El corazón delator (Edgard Allan Poe)
¡Es cierto! Siempre he sido nervioso, muy nervioso, terriblemente nervioso. ¿Pero por qué afirman ustedes que estoy loco?
¡Es cierto! Siempre he sido nervioso, muy nervioso, terriblemente nervioso. ¿Pero por qué afirman ustedes que estoy loco?
…¿quizás por mi afán de conversar con los buzones de correo postal? ¿Qué hay de locura en eso? ¿Acaso se ha parado alguno de ustedes a contemplar la soledad de un buzón de correo? Da tanta pena… que una vez descubierta, la soledad, la soledad digo, es inhumano no sentir la necesidad de ponerle remedio.

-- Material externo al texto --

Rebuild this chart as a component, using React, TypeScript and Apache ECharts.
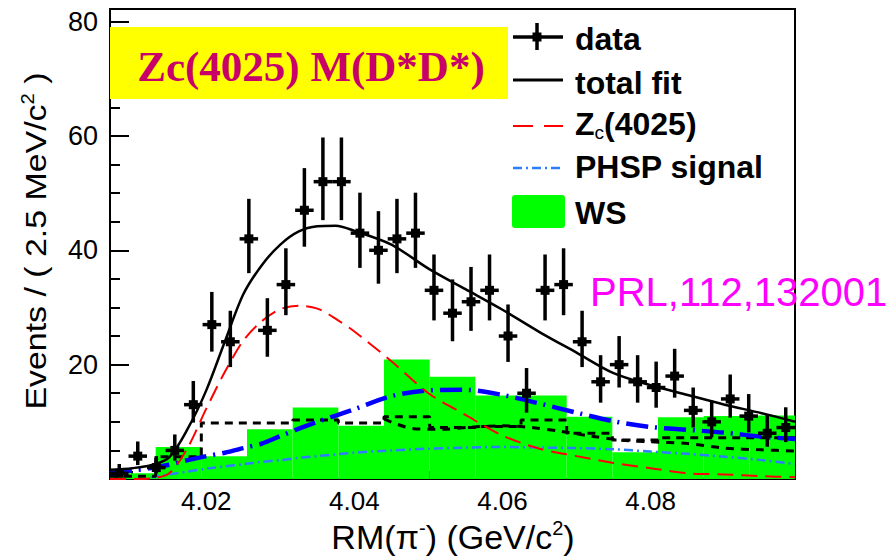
import { useEffect, useRef } from "react";
import * as echarts from "echarts";

// Axis ranges
const X_MIN = 4.007;
const X_MAX = 4.0995;
const Y_MAX = 82.2;
const BIN_WIDTH = 0.0025;

// Data histogram: bin centres (GeV/c^2) and event counts per 2.5 MeV/c^2
const binCenters = [
  4.00825, 4.01075, 4.01325, 4.01575, 4.01825, 4.02075, 4.02325, 4.02575, 4.02825, 4.03075,
  4.03325, 4.03575, 4.03825, 4.04075, 4.04325, 4.04575, 4.04825, 4.05075, 4.05325, 4.05575,
  4.05825, 4.06075, 4.06325, 4.06575, 4.06825, 4.07075, 4.07325, 4.07575, 4.07825, 4.08075,
  4.08325, 4.08575, 4.08825, 4.09075, 4.09325, 4.09575, 4.09825,
];
const dataCounts = [
  1, 4, 2, 5, 13, 27, 24, 42, 26, 34,
  47, 52, 52, 43, 40, 42, 43, 33, 29, 31,
  33, 25, 15, 33, 34, 24, 17, 20, 17, 16,
  18, 12, 10, 14, 11, 8, 9,
];

// Wrong-sign (WS) histogram and the dashed background histogram share these bin edges
const wsEdges = [
  4.007, 4.01317, 4.01933, 4.0255, 4.03167, 4.03783, 4.044, 4.05017,
  4.05633, 4.0625, 4.06867, 4.07483, 4.081, 4.08717, 4.09333, 4.0995,
];
const wsValues = [1.0, 5.6, 4.0, 8.7, 12.5, 9.3, 20.9, 17.9, 14.6, 14.6, 10.9, 4.7, 10.8, 11.0, 11.1];
const dashedHistValues = [0.5, 3.9, 9.8, 9.8, 10.3, 9.8, 10.9, 9.0, 9.2, 10.3, 8.0, 6.8, 7.2, 7.2, 7.2];

// Fit curves sampled along RM(pi-)
const curveX = [
  4.007, 4.01, 4.0125, 4.015, 4.0175, 4.02, 4.0225, 4.025, 4.0275, 4.03,
  4.0325, 4.035, 4.0375, 4.04, 4.045, 4.05, 4.055, 4.06, 4.065, 4.07,
  4.075, 4.08, 4.085, 4.09, 4.095, 4.0995,
];
const totalFit = [
  1.6, 1.9, 2.4, 3.8, 8.8, 15.5, 24.0, 32.3, 37.4, 41.0,
  43.3, 44.2, 44.3, 43.4, 41.0, 36.8, 33.2, 29.6, 25.7, 22.1,
  18.5, 16.4, 14.7, 13.0, 11.5, 10.0,
];
const zcSignal = [
  0, 0, 0.1, 1.0, 5.5, 12.3, 18.7, 24.2, 27.6, 29.7,
  30.3, 29.8, 28.0, 25.8, 20.6, 15.0, 11.2, 7.6, 5.3, 4.0,
  2.8, 1.9, 1.0, 0.8, 0.5, 0.3,
];
const totalBackground = [
  1.0, 1.5, 1.9, 2.5, 3.3, 4.0, 4.6, 5.4, 6.2, 7.5,
  8.8, 10.0, 11.1, 12.2, 14.5, 15.5, 15.6, 14.7, 13.2, 11.6,
  10.1, 9.1, 8.6, 8.1, 7.4, 7.0,
];
const phspSignal = [
  null, null, 0.3, 0.8, 1.3, 1.8, 2.2, 2.6, 3.0, 3.3,
  3.7, 4.0, 4.3, 4.6, 5.0, 5.3, 5.5, 5.6, 5.5, 5.4,
  5.2, 4.8, 4.4, 3.9, 3.3, 2.6,
];

// Secondary dashed background component
const otherBkgX = [4.044, 4.048, 4.052, 4.056, 4.06, 4.064, 4.068, 4.072, 4.076, 4.08, 4.085, 4.09, 4.095, 4.0995];
const otherBkg = [10.5, 8.8, 8.7, 9.1, 9.3, 9.0, 8.3, 7.5, 6.8, 6.5, 6.2, 5.4, 5.1, 4.9];

const SANS = '"Liberation Sans", Arial, sans-serif';
const SERIF = '"Liberation Serif", "Times New Roman", serif';

const RED = "#ff0000";
const BLUE = "#0000ff";
const LIGHT_BLUE = "#2f7dff";
const GREEN = "#00ff00";

function buildOption(): echarts.EChartsCoreOption {
  const pointRows = binCenters.map((x, i) => {
    const n = dataCounts[i];
    const r = Math.sqrt(n + 0.25);
    return [x, n, r - 0.5, r + 0.5];
  });
  const wsRows = wsValues.map((v, i) => [wsEdges[i], wsEdges[i + 1], v]);
  const dashedHist = wsEdges.map((e, i) => [e, dashedHistValues[Math.min(i, dashedHistValues.length - 1)]]);
  const pair = (xs: number[], ys: (number | null)[]) => xs.map((x, i) => [x, ys[i]]);

  const legendX = 513;
  const legendText = (y: number, text: string) => ({
    type: "text",
    x: 575,
    y,
    z: 100,
    style: {
      text,
      font: `bold 32px ${SANS}`,
      fill: "#000",
      verticalAlign: "middle",
      align: "left",
    },
  });

  return {
    animation: false,
    backgroundColor: "#fff",
    grid: {
      left: 110,
      top: 9,
      right: 96,
      bottom: 77,
      show: true,
      borderColor: "#000",
      borderWidth: 2,
      backgroundColor: "transparent",
    },
    xAxis: {
      type: "value",
      min: X_MIN,
      max: X_MAX,
      splitNumber: 5,
      minInterval: 0.02,
      maxInterval: 0.02,
      axisLine: { lineStyle: { color: "#000", width: 2 } },
      axisTick: { inside: true, length: 15, lineStyle: { color: "#000", width: 2 } },
      minorTick: { show: true, splitNumber: 4, length: 8, lineStyle: { color: "#000", width: 2 } },
      splitLine: { show: false },
      axisLabel: {
        showMinLabel: false,
        showMaxLabel: false,
        color: "#000",
        fontSize: 26,
        fontFamily: SANS,
        margin: 9,
        formatter: (v: number) => {
          const k = Math.round(v / 0.02);
          return Math.abs(v - k * 0.02) < 1e-6 ? v.toFixed(2) : "";
        },
      },
    },
    yAxis: {
      type: "value",
      min: 0,
      max: Y_MAX,
      interval: 20,
      axisLine: { show: true, lineStyle: { color: "#000", width: 2 } },
      axisTick: { inside: true, length: 19, lineStyle: { color: "#000", width: 2 } },
      minorTick: { show: true, splitNumber: 4, length: 10, lineStyle: { color: "#000", width: 2 } },
      splitLine: { show: false },
      axisLabel: {
        showMaxLabel: false,
        color: "#000",
        fontSize: 27,
        fontFamily: SANS,
        margin: 12,
        formatter: (v: number) => (v > 0 && Math.abs(v % 20) < 1e-6 ? String(v) : ""),
      },
    },
    series: [
      {
        name: "WS",
        type: "custom",
        clip: true,
        z: 1,
        encode: { x: [0, 1], y: 2 },
        data: wsRows,
        renderItem: (_p: any, api: any) => {
          const a = api.coord([api.value(0), api.value(2)]);
          const b = api.coord([api.value(1), 0]);
          return {
            type: "rect",
            shape: { x: a[0], y: a[1], width: b[0] - a[0], height: b[1] - a[1] },
            style: { fill: GREEN },
          };
        },
      },
      {
        name: "PHSP signal",
        type: "line",
        z: 3,
        smooth: 0.3,
        showSymbol: false,
        data: pair(curveX, phspSignal),
        lineStyle: { color: LIGHT_BLUE, width: 2.5, type: [9, 4, 2, 4] },
      },
      {
        name: "background",
        type: "line",
        z: 3,
        step: "end",
        showSymbol: false,
        data: dashedHist,
        lineStyle: { color: "#000", width: 3, type: [8, 6] },
      },
      {
        name: "other background",
        type: "line",
        z: 3,
        smooth: 0.3,
        showSymbol: false,
        data: pair(otherBkgX, otherBkg),
        lineStyle: { color: "#000", width: 3, type: [8, 7] },
      },
      {
        name: "total background",
        type: "line",
        z: 4,
        smooth: 0.3,
        showSymbol: false,
        data: pair(curveX, totalBackground),
        lineStyle: { color: BLUE, width: 4.5, type: [22, 7, 2, 7] },
      },
      {
        name: "Zc(4025)",
        type: "line",
        z: 5,
        smooth: 0.3,
        showSymbol: false,
        data: pair(curveX, zcSignal),
        lineStyle: { color: RED, width: 2, type: [16, 8] },
      },
      {
        name: "total fit",
        type: "line",
        z: 6,
        smooth: 0.3,
        showSymbol: false,
        data: pair(curveX, totalFit),
        lineStyle: { color: "#000", width: 2.5 },
      },
      {
        name: "data",
        type: "custom",
        clip: true,
        z: 7,
        encode: { x: 0, y: 1 },
        data: pointRows,
        renderItem: (_p: any, api: any) => {
          const x = api.value(0);
          const y = api.value(1);
          const lo = api.value(2);
          const hi = api.value(3);
          const c = api.coord([x, y]);
          const top = api.coord([x, y + hi]);
          const bot = api.coord([x, Math.max(0, y - lo)]);
          const half = api.size([BIN_WIDTH, 0])[0] / 2;
          return {
            type: "group",
            children: [
              {
                type: "line",
                shape: { x1: c[0], y1: top[1], x2: c[0], y2: bot[1] },
                style: { stroke: "#000", lineWidth: 3.5 },
              },
              {
                type: "line",
                shape: { x1: c[0] - half, y1: c[1], x2: c[0] + half, y2: c[1] },
                style: { stroke: "#000", lineWidth: 3.5 },
              },
              {
                type: "rect",
                shape: { x: c[0] - 4.5, y: c[1] - 4.5, width: 9, height: 9 },
                style: { fill: "#000" },
              },
            ],
          };
        },
      },
    ],
    graphic: [
      // title banner
      {
        type: "rect",
        z: 100,
        shape: { x: 110, y: 27, width: 398, height: 72 },
        style: { fill: "#ffff00" },
      },
      {
        type: "text",
        z: 101,
        x: 311,
        y: 66,
        style: {
          text: "Zc(4025) M(D*D*)",
          font: `bold 43px ${SERIF}`,
          fill: "#c8006a",
          align: "center",
          verticalAlign: "middle",
        },
      },
      // legend
      {
        type: "line",
        z: 100,
        shape: { x1: legendX, y1: 37, x2: legendX + 50, y2: 37 },
        style: { stroke: "#000", lineWidth: 3.5 },
      },
      {
        type: "line",
        z: 100,
        shape: { x1: legendX + 24, y1: 23, x2: legendX + 24, y2: 50 },
        style: { stroke: "#000", lineWidth: 3.5 },
      },
      {
        type: "rect",
        z: 100,
        shape: { x: legendX + 19.5, y: 32.5, width: 9, height: 9 },
        style: { fill: "#000" },
      },
      {
        type: "line",
        z: 100,
        shape: { x1: legendX, y1: 80, x2: legendX + 50, y2: 80 },
        style: { stroke: "#000", lineWidth: 3 },
      },
      {
        type: "line",
        z: 100,
        shape: { x1: legendX, y1: 126, x2: legendX + 50, y2: 126 },
        style: { stroke: RED, lineWidth: 2, lineDash: [20, 11] },
      },
      {
        type: "line",
        z: 100,
        shape: { x1: legendX, y1: 168, x2: legendX + 50, y2: 168 },
        style: { stroke: LIGHT_BLUE, lineWidth: 2.5, lineDash: [9, 4, 2, 4] },
      },
      {
        type: "rect",
        z: 100,
        shape: { x: 512, y: 195, width: 53, height: 33, r: 3 },
        style: { fill: GREEN },
      },
      legendText(39, "data"),
      legendText(83, "total fit"),
      {
        type: "text",
        x: 575,
        y: 124,
        z: 100,
        style: {
          text: "{z|Z}{c|c}{z|(4025)}",
          align: "left",
          verticalAlign: "middle",
          rich: {
            z: { font: `bold 32px ${SANS}`, fill: "#000", lineHeight: 36 },
            c: { font: `19px ${SANS}`, fill: "#000", verticalAlign: "bottom", lineHeight: 36 },
          },
        },
      },
      legendText(167, "PHSP signal"),
      legendText(213, "WS"),
      // reference
      {
        type: "text",
        z: 100,
        x: 590,
        y: 292,
        style: {
          text: "PRL,112,132001",
          font: `40px ${SANS}`,
          fill: "#ff00ff",
          align: "left",
          verticalAlign: "middle",
        },
      },
      // axis titles
      {
        type: "text",
        z: 100,
        x: 36,
        y: 241,
        rotation: Math.PI / 2,
        scaleX: 1.13,
        style: {
          text: "{a|Events / ( 2.5 MeV/c}{s|2}{a| )}",
          align: "center",
          verticalAlign: "middle",
          rich: {
            a: { font: `30px ${SANS}`, fill: "#000", lineHeight: 34 },
            s: { font: `18px ${SANS}`, fill: "#000", verticalAlign: "top", lineHeight: 34 },
          },
        },
      },
      {
        type: "text",
        z: 100,
        x: 453,
        y: 537,
        style: {
          text: "{a|RM(π}{s|-}{a|) (GeV/c}{s|2}{a|)}",
          align: "center",
          verticalAlign: "middle",
          rich: {
            a: { font: `34px ${SANS}`, fill: "#000", lineHeight: 38 },
            s: { font: `20px ${SANS}`, fill: "#000", verticalAlign: "top", lineHeight: 38 },
          },
        },
      },
    ],
  };
}

export default function App() {
  const ref = useRef<HTMLDivElement>(null);
  useEffect(() => {
    if (!ref.current) return;
    const chart = echarts.init(ref.current, null, { renderer: "svg" });
    chart.setOption(buildOption());
    return () => chart.dispose();
  }, []);
  return (
    <div
      ref={ref}
      style={{ position: "fixed", left: 0, top: 0, width: 891, height: 556, overflow: "hidden" }}
    />
  );
}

Y eso hago, o intento hacer, siempre que puedo. Hablo con ellos y les cuento cosas que nadie les había querido contar antes. Les hablo de las nubes de mayo, que son las más bonitas que hay. Les hablo del olor de los sueños perdidos. Les hablo de cuánto les quiero. Les hablo.
Y mientras les hablo revivo imágenes de tiempos mejores, de cuando ellos me traían besos y caricias. De lo que me gustaba aquello. Besos y caricias. Mi prima Adela. ¡Qué linda era… y qué dulces palabras me escribía!
“Cuando vengas iremos al prado grande con Teresa y cortaremos el ramo más hermoso que puedas imaginar, juntaremos todos los colores de la tierra en un puñado de besos que uniremos con un lazo azul, que ya he comprado, y se lo regalaremos al aya. Y entonces estate atento porque en el momento de dárselo, justo en ese momento, si te fijas bien, verás dos estrellitas brillando en sus ojos. Le lucen siempre que es feliz. Los ojos de los ángeles hacen esas cosas. Después todo lo que te pase será bueno. Ver esas lucecitas te concede deseos. Piénsate bien cuál será el deseo que pedirás, no se te olvide…”
Y luego yo le escribía otra carta interminable para decirle solamente que no estaba muy seguro de qué pediría a los luceros de los ojos del aya Teresa. Y ella me contestaba, y otra vez yo….
¡Qué feliz fui! ¿Cómo puedo ahora olvidar a mis aliados? Yo bajaba la calle corriendo todas las tardes a depositar en el buzón de la esquina la carta diaria para prima Adela, y el buzón me sonreía. Y yo le sonreía a él.
A la mañana siguiente el cartero me entregaba la carta que ella había depositado para mí, junto con otra sonrisa, en un buzón igual al mío. Un buzón lejano. Y yo miraba el sobre con letra perfecta. Y todo era perfecto. Adela. Perfecta.
Y aquella primavera yo vi las nubes más hermosas junto a Adela, tumbados sin prisas en el prado grande entre flores de todos los colores. Y vi brillar esos destellos mágicos en los ojos del aya, y pedí mi deseo. Y volví a casa.
Y los buzones, felices entonces, de pronto un día dejaron de sonreír. Y fue cuando llegó la soledad. La soledad de los buzones. La soledad. Y no puedo soportarla. Y pienso, quizás me equivoque, que como las sonrisas que intercambiábamos antaño, hoy podemos intercambiar las esperanzas, ya he dicho que quizás me equivoque. Pero no piensen por esto que yo estoy loco. No, loco no. Todavía no.